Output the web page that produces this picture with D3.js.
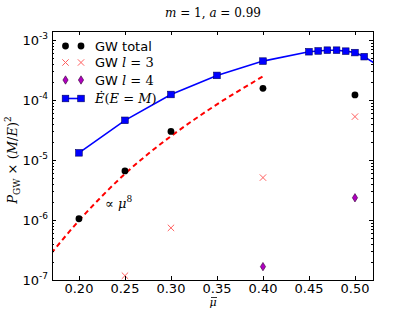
<!DOCTYPE html>
<html>
<head>
<meta charset="utf-8">
<script src="https://cdn.jsdelivr.net/npm/d3@7"></script>
<style>
  body { margin: 0; background: #fff; }
  text { font-family: "DejaVu Sans", sans-serif; }
  .math { font-family: "DejaVu Serif", "Liberation Serif", serif; }
</style>
</head>
<body>
<svg id="chart" width="415" height="312"></svg>
<script>
// values
var muTotal = [0.20, 0.25, 0.30, 0.40, 0.50];
var gwTotal = [1.05e-6, 6.6e-6, 3.0e-5, 1.57e-4, 1.22e-4];

var muL3 = [0.25, 0.30, 0.40, 0.50];
var gwL3 = [1.18e-7, 7.4e-7, 5.1e-6, 5.3e-5];

var muL4 = [0.40, 0.50];
var gwL4 = [1.67e-7, 2.35e-6];

var muEdot = [0.20, 0.25, 0.30, 0.35, 0.40, 0.45, 0.46, 0.47, 0.48, 0.49, 0.50, 0.51, 0.53];
var eDot = [1.32e-5, 4.6e-5, 1.24e-4, 2.58e-4, 4.47e-4, 6.4e-4, 6.6e-4, 6.8e-4, 6.8e-4, 6.55e-4, 6.2e-4, 5.3e-4, 3.4e-4];
var eDotMarked = 12; // last point lies outside the axes

// the "proportional to mu^8" guide line
var muFit = [0.17, 0.20, 0.225, 0.25, 0.275, 0.30, 0.325, 0.35, 0.375, 0.40];
var pFit = [2.8e-7, 9.8e-7, 2.5e-6, 5.9e-6, 1.26e-5, 2.5e-5, 4.7e-5, 8.5e-5, 1.47e-4, 2.48e-4];

var xTicks = [0.20, 0.25, 0.30, 0.35, 0.40, 0.45, 0.50];
var xTickLabels = ["0.20", "0.25", "0.30", "0.35", "0.40", "0.45", "0.50"];
var yTicks = [1e-7, 1e-6, 1e-5, 1e-4, 1e-3];
var yTickExp = ["-7", "-6", "-5", "-4", "-3"];

var pLeft = 52, pRight = 373, pTop = 31, pBottom = 280;

var svg = d3.select("#chart");

var x = d3.scaleLinear().domain([0.1707, 0.5196]).range([pLeft, pRight]);
var y = d3.scaleLog().domain([1e-7, 1.42e-3]).range([pBottom, pTop]);

svg.append("defs").append("clipPath").attr("id", "plotclip")
  .append("rect").attr("x", pLeft).attr("y", pTop)
  .attr("width", pRight - pLeft).attr("height", pBottom - pTop);

var plot = svg.append("g").attr("clip-path", "url(#plotclip)");

// dashed mu^8 line
var fitLine = d3.line()
  .x(function (d, i) { return x(muFit[i]); })
  .y(function (d) { return y(d); })
  .curve(d3.curveMonotoneX);
plot.append("path")
  .attr("d", fitLine(pFit))
  .attr("fill", "none")
  .attr("stroke", "#ff0000")
  .attr("stroke-width", 2)
  .attr("stroke-dasharray", "5,3.5");

// Edot line
var edLine = d3.line()
  .x(function (d, i) { return x(muEdot[i]); })
  .y(function (d) { return y(d); });
plot.append("path")
  .attr("d", edLine(eDot))
  .attr("fill", "none")
  .attr("stroke", "#0000ff")
  .attr("stroke-width", 1.6);

function square(g, cx, cy) {
  g.append("rect")
    .attr("x", cx - 3.3).attr("y", cy - 3.3)
    .attr("width", 6.6).attr("height", 6.6)
    .attr("fill", "#0000ff").attr("stroke", "#000060").attr("stroke-width", 0.6);
}
function dot(g, cx, cy) {
  g.append("circle").attr("cx", cx).attr("cy", cy).attr("r", 3.4).attr("fill", "#000");
}
function cross(g, cx, cy) {
  var s = 3.2;
  g.append("path")
    .attr("d", "M" + (cx - s) + "," + (cy - s) + "L" + (cx + s) + "," + (cy + s) +
               "M" + (cx - s) + "," + (cy + s) + "L" + (cx + s) + "," + (cy - s))
    .attr("stroke", "#ff6060").attr("stroke-width", 1).attr("fill", "none");
}
function diamond(g, cx, cy) {
  var w = 2.6, h = 4.2;
  g.append("path")
    .attr("d", "M" + cx + "," + (cy - h) + "L" + (cx + w) + "," + cy + "L" + cx + "," + (cy + h) +
               "L" + (cx - w) + "," + cy + "Z")
    .attr("fill", "#b000c0").attr("stroke", "#300030").attr("stroke-width", 0.6);
}

muEdot.forEach(function (m, i) { if (i < eDotMarked) square(plot, x(m), y(eDot[i])); });
muTotal.forEach(function (m, i) { dot(plot, x(m), y(gwTotal[i])); });
muL3.forEach(function (m, i) { cross(plot, x(m), y(gwL3[i])); });
muL4.forEach(function (m, i) { diamond(plot, x(m), y(gwL4[i])); });

// frame
svg.append("rect")
  .attr("x", pLeft + 0.5).attr("y", pTop + 0.5)
  .attr("width", pRight - pLeft).attr("height", pBottom - pTop)
  .attr("fill", "none").attr("stroke", "#000").attr("stroke-width", 1);

// x ticks (inside, bottom and top)
var ax = svg.append("g");
xTicks.forEach(function (t, i) {
  var px = Math.round(x(t)) + 0.5;
  ax.append("line").attr("x1", px).attr("x2", px).attr("y1", pBottom).attr("y2", pBottom - 4).attr("stroke", "#000");
  ax.append("line").attr("x1", px).attr("x2", px).attr("y1", pTop).attr("y2", pTop + 4).attr("stroke", "#000");
  ax.append("text").attr("x", x(t)).attr("y", pBottom + 12.5)
    .attr("text-anchor", "middle").attr("font-size", 13).text(xTickLabels[i]);
});

// y ticks, major + minor
yTicks.forEach(function (t, i) {
  var py = Math.round(y(t)) + 0.5;
  ax.append("line").attr("x1", pLeft).attr("x2", pLeft + 4).attr("y1", py).attr("y2", py).attr("stroke", "#000");
  ax.append("line").attr("x1", pRight).attr("x2", pRight - 4).attr("y1", py).attr("y2", py).attr("stroke", "#000");
  var lab = ax.append("text").attr("x", pLeft - 4).attr("y", y(t) + 5)
    .attr("text-anchor", "end").attr("font-size", 13);
  lab.append("tspan").text("10");
  lab.append("tspan").attr("dy", -6).attr("font-size", 9).text(yTickExp[i]);
});
y.ticks().forEach(function (t) {
  var py = Math.round(y(t)) + 0.5;
  if (py < pTop || py > pBottom) return;
  ax.append("line").attr("x1", pLeft).attr("x2", pLeft + 2).attr("y1", py).attr("y2", py).attr("stroke", "#000");
  ax.append("line").attr("x1", pRight).attr("x2", pRight - 2).attr("y1", py).attr("y2", py).attr("stroke", "#000");
});

// title
var title = svg.append("text").attr("class", "math").attr("x", 213).attr("y", 17)
  .attr("text-anchor", "middle").attr("font-size", 12);
title.append("tspan").attr("font-style", "italic").text("m");
title.append("tspan").text(" = 1,  ");
title.append("tspan").attr("font-style", "italic").text("a");
title.append("tspan").text(" = 0.99");

// axis labels (mu with a bar drawn above it)
svg.append("text").attr("class", "math").attr("x", 213).attr("y", 306)
  .attr("text-anchor", "middle").attr("font-size", 11).attr("font-style", "italic").text("\u03bc");
svg.append("line").attr("x1", 211).attr("x2", 217).attr("y1", 297.5).attr("y2", 297.5)
  .attr("stroke", "#000").attr("stroke-width", 0.8);

var yl = svg.append("text").attr("class", "math")
  .attr("transform", "translate(17,160) rotate(-90)")
  .attr("text-anchor", "middle").attr("font-size", 13);
yl.append("tspan").attr("font-style", "italic").text("P");
yl.append("tspan").attr("font-size", 9).attr("dy", 3).text("GW");
yl.append("tspan").attr("dy", -3).text(" \u00d7 (");
yl.append("tspan").attr("font-style", "italic").text("M");
yl.append("tspan").text("/");
yl.append("tspan").attr("font-style", "italic").text("E");
yl.append("tspan").text(")");
yl.append("tspan").attr("font-size", 9).attr("dy", -6).text("2");

// annotation
var ann = svg.append("text").attr("class", "math").attr("x", 105).attr("y", 208).attr("font-size", 13);
ann.append("tspan").text("\u221d ");
ann.append("tspan").attr("font-style", "italic").text("\u03bc");
ann.append("tspan").attr("font-size", 9).attr("dy", -6).text("8");

// legend
var leg = svg.append("g");
var rows = [46, 62.5, 80, 98.5];
dot(leg, 65.5, rows[0]); dot(leg, 81, rows[0]);
cross(leg, 65.5, rows[1]); cross(leg, 81, rows[1]);
diamond(leg, 65.5, rows[2]); diamond(leg, 81, rows[2]);
leg.append("line").attr("x1", 65.5).attr("x2", 81).attr("y1", rows[3]).attr("y2", rows[3])
  .attr("stroke", "#0000ff").attr("stroke-width", 1.6);
square(leg, 65.5, rows[3]); square(leg, 81, rows[3]);

function legText(row) {
  return leg.append("text").attr("x", 95).attr("y", rows[row] + 4.5).attr("font-size", 13);
}
legText(0).text("GW total");
var t1 = legText(1); t1.append("tspan").text("GW ");
t1.append("tspan").attr("class", "math").attr("font-style", "italic").text("l");
t1.append("tspan").attr("class", "math").text(" = 3");
var t2 = legText(2); t2.append("tspan").text("GW ");
t2.append("tspan").attr("class", "math").attr("font-style", "italic").text("l");
t2.append("tspan").attr("class", "math").text(" = 4");
var t3 = legText(3).attr("class", "math");
t3.append("tspan").attr("font-style", "italic").text("\u0116");
t3.append("tspan").text("(");
t3.append("tspan").attr("font-style", "italic").text("E");
t3.append("tspan").text(" = ");
t3.append("tspan").attr("font-style", "italic").text("M");
t3.append("tspan").text(")");
</script>
</body>
</html>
********************
[Problem]: Using the listing above, pick out each line that contains the word "with", then copy it.

[Finished task]:
Output the web page that produces this picture with D3.js.
// axis labels (mu with a bar drawn above it)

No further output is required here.